Written request: Transcribe each line of the material as it is, and drop any picture.

Begin Provided data

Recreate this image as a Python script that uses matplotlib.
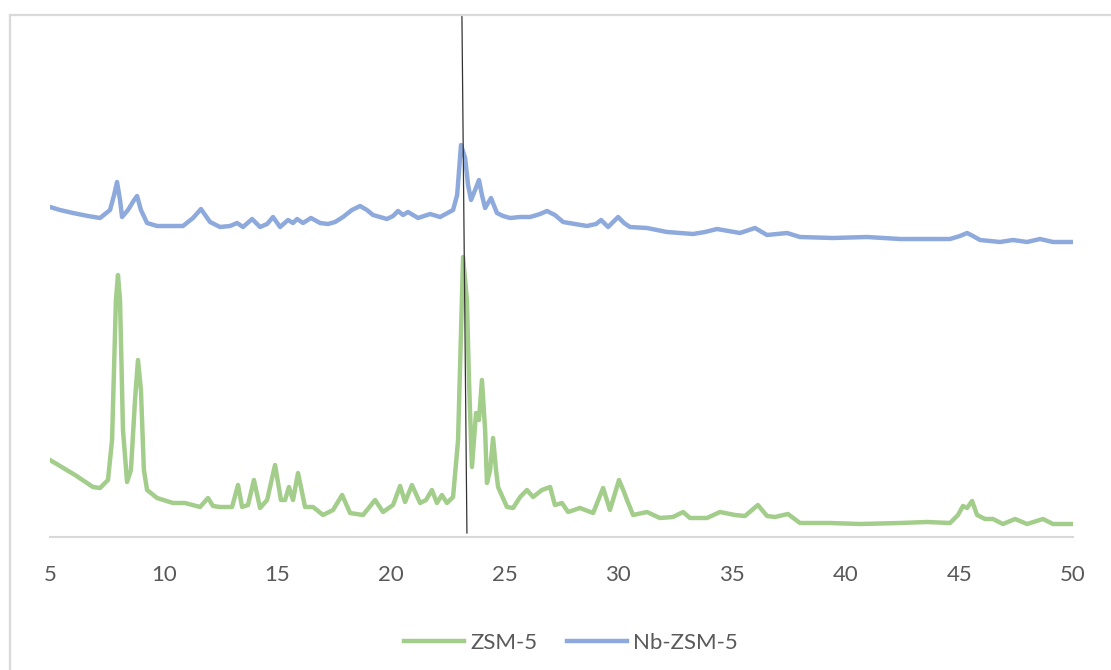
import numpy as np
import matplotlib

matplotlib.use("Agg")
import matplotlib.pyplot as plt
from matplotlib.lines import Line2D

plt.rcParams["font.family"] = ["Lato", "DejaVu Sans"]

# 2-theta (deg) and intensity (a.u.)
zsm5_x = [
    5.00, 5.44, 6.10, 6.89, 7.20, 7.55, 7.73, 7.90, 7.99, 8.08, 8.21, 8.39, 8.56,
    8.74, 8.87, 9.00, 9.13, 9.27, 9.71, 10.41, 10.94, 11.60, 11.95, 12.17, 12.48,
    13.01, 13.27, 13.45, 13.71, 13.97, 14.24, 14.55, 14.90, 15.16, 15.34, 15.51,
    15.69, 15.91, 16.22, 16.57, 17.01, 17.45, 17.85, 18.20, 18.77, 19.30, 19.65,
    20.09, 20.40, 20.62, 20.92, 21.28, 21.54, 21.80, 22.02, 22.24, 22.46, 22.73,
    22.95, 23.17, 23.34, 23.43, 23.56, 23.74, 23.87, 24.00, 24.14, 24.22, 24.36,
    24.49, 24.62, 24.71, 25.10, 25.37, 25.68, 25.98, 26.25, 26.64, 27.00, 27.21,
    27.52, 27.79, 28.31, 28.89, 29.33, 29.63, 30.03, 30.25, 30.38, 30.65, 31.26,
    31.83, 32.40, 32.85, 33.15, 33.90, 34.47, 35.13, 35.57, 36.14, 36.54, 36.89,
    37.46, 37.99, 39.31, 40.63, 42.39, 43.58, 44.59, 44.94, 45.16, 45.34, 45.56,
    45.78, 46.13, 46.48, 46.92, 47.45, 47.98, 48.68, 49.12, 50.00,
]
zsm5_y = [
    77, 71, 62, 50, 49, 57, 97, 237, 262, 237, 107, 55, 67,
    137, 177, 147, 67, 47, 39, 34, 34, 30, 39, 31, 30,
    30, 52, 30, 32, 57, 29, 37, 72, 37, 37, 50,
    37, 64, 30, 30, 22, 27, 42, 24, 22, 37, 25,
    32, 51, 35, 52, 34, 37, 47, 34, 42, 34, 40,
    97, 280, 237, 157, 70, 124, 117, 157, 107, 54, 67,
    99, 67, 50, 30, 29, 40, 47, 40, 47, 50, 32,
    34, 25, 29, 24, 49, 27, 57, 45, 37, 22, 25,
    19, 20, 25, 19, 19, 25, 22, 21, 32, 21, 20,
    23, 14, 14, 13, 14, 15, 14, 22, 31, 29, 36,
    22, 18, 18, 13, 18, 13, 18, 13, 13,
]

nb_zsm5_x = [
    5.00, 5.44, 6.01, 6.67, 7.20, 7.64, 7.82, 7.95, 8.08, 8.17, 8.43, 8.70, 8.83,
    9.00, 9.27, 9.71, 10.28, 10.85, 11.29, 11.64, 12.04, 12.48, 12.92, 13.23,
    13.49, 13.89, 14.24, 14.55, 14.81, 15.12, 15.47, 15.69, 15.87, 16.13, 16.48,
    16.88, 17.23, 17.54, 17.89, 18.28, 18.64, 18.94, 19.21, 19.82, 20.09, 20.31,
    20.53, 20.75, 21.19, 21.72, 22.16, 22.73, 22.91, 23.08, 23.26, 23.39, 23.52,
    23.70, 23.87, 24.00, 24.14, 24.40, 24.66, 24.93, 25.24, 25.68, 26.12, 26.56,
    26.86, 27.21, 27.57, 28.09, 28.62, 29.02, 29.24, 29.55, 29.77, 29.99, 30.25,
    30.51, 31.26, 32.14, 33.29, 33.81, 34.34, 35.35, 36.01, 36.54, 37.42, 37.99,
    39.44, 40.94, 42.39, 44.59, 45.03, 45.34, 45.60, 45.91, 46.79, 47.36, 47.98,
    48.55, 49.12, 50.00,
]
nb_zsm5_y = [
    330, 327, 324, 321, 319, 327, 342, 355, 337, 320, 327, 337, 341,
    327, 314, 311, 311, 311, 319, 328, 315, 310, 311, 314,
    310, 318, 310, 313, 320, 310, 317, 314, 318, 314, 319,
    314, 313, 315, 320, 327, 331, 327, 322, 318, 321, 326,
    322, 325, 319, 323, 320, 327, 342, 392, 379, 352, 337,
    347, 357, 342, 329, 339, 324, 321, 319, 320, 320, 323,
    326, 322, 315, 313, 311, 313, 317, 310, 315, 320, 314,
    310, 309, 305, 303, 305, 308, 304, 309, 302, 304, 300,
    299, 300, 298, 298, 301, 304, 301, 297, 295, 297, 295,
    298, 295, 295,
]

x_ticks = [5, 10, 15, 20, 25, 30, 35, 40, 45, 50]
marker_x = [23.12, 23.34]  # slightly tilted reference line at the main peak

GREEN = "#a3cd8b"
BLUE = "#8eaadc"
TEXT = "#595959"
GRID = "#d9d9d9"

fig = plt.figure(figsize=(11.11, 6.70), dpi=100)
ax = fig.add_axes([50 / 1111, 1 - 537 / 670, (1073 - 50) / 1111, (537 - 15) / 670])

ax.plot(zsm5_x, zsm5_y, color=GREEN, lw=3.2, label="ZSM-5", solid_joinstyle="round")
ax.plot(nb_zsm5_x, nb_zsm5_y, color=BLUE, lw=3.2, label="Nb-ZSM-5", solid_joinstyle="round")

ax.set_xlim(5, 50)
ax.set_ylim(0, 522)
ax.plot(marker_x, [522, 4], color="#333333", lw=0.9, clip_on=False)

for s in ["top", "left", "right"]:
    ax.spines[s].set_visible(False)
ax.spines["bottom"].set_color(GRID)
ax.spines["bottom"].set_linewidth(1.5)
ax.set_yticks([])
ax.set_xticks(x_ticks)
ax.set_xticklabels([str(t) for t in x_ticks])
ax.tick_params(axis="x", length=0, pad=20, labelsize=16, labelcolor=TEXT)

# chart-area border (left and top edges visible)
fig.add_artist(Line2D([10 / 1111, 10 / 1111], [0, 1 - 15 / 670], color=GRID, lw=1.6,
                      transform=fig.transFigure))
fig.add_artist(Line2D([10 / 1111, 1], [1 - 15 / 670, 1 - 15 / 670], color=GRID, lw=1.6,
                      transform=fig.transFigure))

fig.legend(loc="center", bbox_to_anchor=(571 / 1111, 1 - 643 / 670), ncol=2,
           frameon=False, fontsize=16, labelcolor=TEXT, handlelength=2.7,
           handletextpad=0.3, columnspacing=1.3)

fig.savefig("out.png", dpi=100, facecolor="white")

End Provided data

Full response:
Recreate this image as a Python script that uses matplotlib.
import numpy as np
import matplotlib

matplotlib.use("Agg")
import matplotlib.pyplot as plt
from matplotlib.lines import Line2D

plt.rcParams["font.family"] = ["Lato", "DejaVu Sans"]

# 2-theta (deg) and intensity (a.u.)
zsm5_x = [
    5.00, 5.44, 6.10, 6.89, 7.20, 7.55, 7.73, 7.90, 7.99, 8.08, 8.21, 8.39, 8.56,
    8.74, 8.87, 9.00, 9.13, 9.27, 9.71, 10.41, 10.94, 11.60, 11.95, 12.17, 12.48,
    13.01, 13.27, 13.45, 13.71, 13.97, 14.24, 14.55, 14.90, 15.16, 15.34, 15.51,
    15.69, 15.91, 16.22, 16.57, 17.01, 17.45, 17.85, 18.20, 18.77, 19.30, 19.65,
    20.09, 20.40, 20.62, 20.92, 21.28, 21.54, 21.80, 22.02, 22.24, 22.46, 22.73,
    22.95, 23.17, 23.34, 23.43, 23.56, 23.74, 23.87, 24.00, 24.14, 24.22, 24.36,
    24.49, 24.62, 24.71, 25.10, 25.37, 25.68, 25.98, 26.25, 26.64, 27.00, 27.21,
    27.52, 27.79, 28.31, 28.89, 29.33, 29.63, 30.03, 30.25, 30.38, 30.65, 31.26,
    31.83, 32.40, 32.85, 33.15, 33.90, 34.47, 35.13, 35.57, 36.14, 36.54, 36.89,
    37.46, 37.99, 39.31, 40.63, 42.39, 43.58, 44.59, 44.94, 45.16, 45.34, 45.56,
    45.78, 46.13, 46.48, 46.92, 47.45, 47.98, 48.68, 49.12, 50.00,
]
zsm5_y = [
    77, 71, 62, 50, 49, 57, 97, 237, 262, 237, 107, 55, 67,
    137, 177, 147, 67, 47, 39, 34, 34, 30, 39, 31, 30,
    30, 52, 30, 32, 57, 29, 37, 72, 37, 37, 50,
    37, 64, 30, 30, 22, 27, 42, 24, 22, 37, 25,
    32, 51, 35, 52, 34, 37, 47, 34, 42, 34, 40,
    97, 280, 237, 157, 70, 124, 117, 157, 107, 54, 67,
    99, 67, 50, 30, 29, 40, 47, 40, 47, 50, 32,
    34, 25, 29, 24, 49, 27, 57, 45, 37, 22, 25,
    19, 20, 25, 19, 19, 25, 22, 21, 32, 21, 20,
    23, 14, 14, 13, 14, 15, 14, 22, 31, 29, 36,
    22, 18, 18, 13, 18, 13, 18, 13, 13,
]

nb_zsm5_x = [
    5.00, 5.44, 6.01, 6.67, 7.20, 7.64, 7.82, 7.95, 8.08, 8.17, 8.43, 8.70, 8.83,
    9.00, 9.27, 9.71, 10.28, 10.85, 11.29, 11.64, 12.04, 12.48, 12.92, 13.23,
    13.49, 13.89, 14.24, 14.55, 14.81, 15.12, 15.47, 15.69, 15.87, 16.13, 16.48,
    16.88, 17.23, 17.54, 17.89, 18.28, 18.64, 18.94, 19.21, 19.82, 20.09, 20.31,
    20.53, 20.75, 21.19, 21.72, 22.16, 22.73, 22.91, 23.08, 23.26, 23.39, 23.52,
    23.70, 23.87, 24.00, 24.14, 24.40, 24.66, 24.93, 25.24, 25.68, 26.12, 26.56,
    26.86, 27.21, 27.57, 28.09, 28.62, 29.02, 29.24, 29.55, 29.77, 29.99, 30.25,
    30.51, 31.26, 32.14, 33.29, 33.81, 34.34, 35.35, 36.01, 36.54, 37.42, 37.99,
    39.44, 40.94, 42.39, 44.59, 45.03, 45.34, 45.60, 45.91, 46.79, 47.36, 47.98,
    48.55, 49.12, 50.00,
]
nb_zsm5_y = [
    330, 327, 324, 321, 319, 327, 342, 355, 337, 320, 327, 337, 341,
    327, 314, 311, 311, 311, 319, 328, 315, 310, 311, 314,
    310, 318, 310, 313, 320, 310, 317, 314, 318, 314, 319,
    314, 313, 315, 320, 327, 331, 327, 322, 318, 321, 326,
    322, 325, 319, 323, 320, 327, 342, 392, 379, 352, 337,
    347, 357, 342, 329, 339, 324, 321, 319, 320, 320, 323,
    326, 322, 315, 313, 311, 313, 317, 310, 315, 320, 314,
    310, 309, 305, 303, 305, 308, 304, 309, 302, 304, 300,
    299, 300, 298, 298, 301, 304, 301, 297, 295, 297, 295,
    298, 295, 295,
]

x_ticks = [5, 10, 15, 20, 25, 30, 35, 40, 45, 50]
marker_x = [23.12, 23.34]  # slightly tilted reference line at the main peak

GREEN = "#a3cd8b"
BLUE = "#8eaadc"
TEXT = "#595959"
GRID = "#d9d9d9"

fig = plt.figure(figsize=(11.11, 6.70), dpi=100)
ax = fig.add_axes([50 / 1111, 1 - 537 / 670, (1073 - 50) / 1111, (537 - 15) / 670])

ax.plot(zsm5_x, zsm5_y, color=GREEN, lw=3.2, label="ZSM-5", solid_joinstyle="round")
ax.plot(nb_zsm5_x, nb_zsm5_y, color=BLUE, lw=3.2, label="Nb-ZSM-5", solid_joinstyle="round")

ax.set_xlim(5, 50)
ax.set_ylim(0, 522)
ax.plot(marker_x, [522, 4], color="#333333", lw=0.9, clip_on=False)

for s in ["top", "left", "right"]:
    ax.spines[s].set_visible(False)
ax.spines["bottom"].set_color(GRID)
ax.spines["bottom"].set_linewidth(1.5)
ax.set_yticks([])
ax.set_xticks(x_ticks)
ax.set_xticklabels([str(t) for t in x_ticks])
ax.tick_params(axis="x", length=0, pad=20, labelsize=16, labelcolor=TEXT)

# chart-area border (left and top edges visible)
fig.add_artist(Line2D([10 / 1111, 10 / 1111], [0, 1 - 15 / 670], color=GRID, lw=1.6,
                      transform=fig.transFigure))
fig.add_artist(Line2D([10 / 1111, 1], [1 - 15 / 670, 1 - 15 / 670], color=GRID, lw=1.6,
                      transform=fig.transFigure))

fig.legend(loc="center", bbox_to_anchor=(571 / 1111, 1 - 643 / 670), ncol=2,
           frameon=False, fontsize=16, labelcolor=TEXT, handlelength=2.7,
           handletextpad=0.3, columnspacing=1.3)

fig.savefig("out.png", dpi=100, facecolor="white")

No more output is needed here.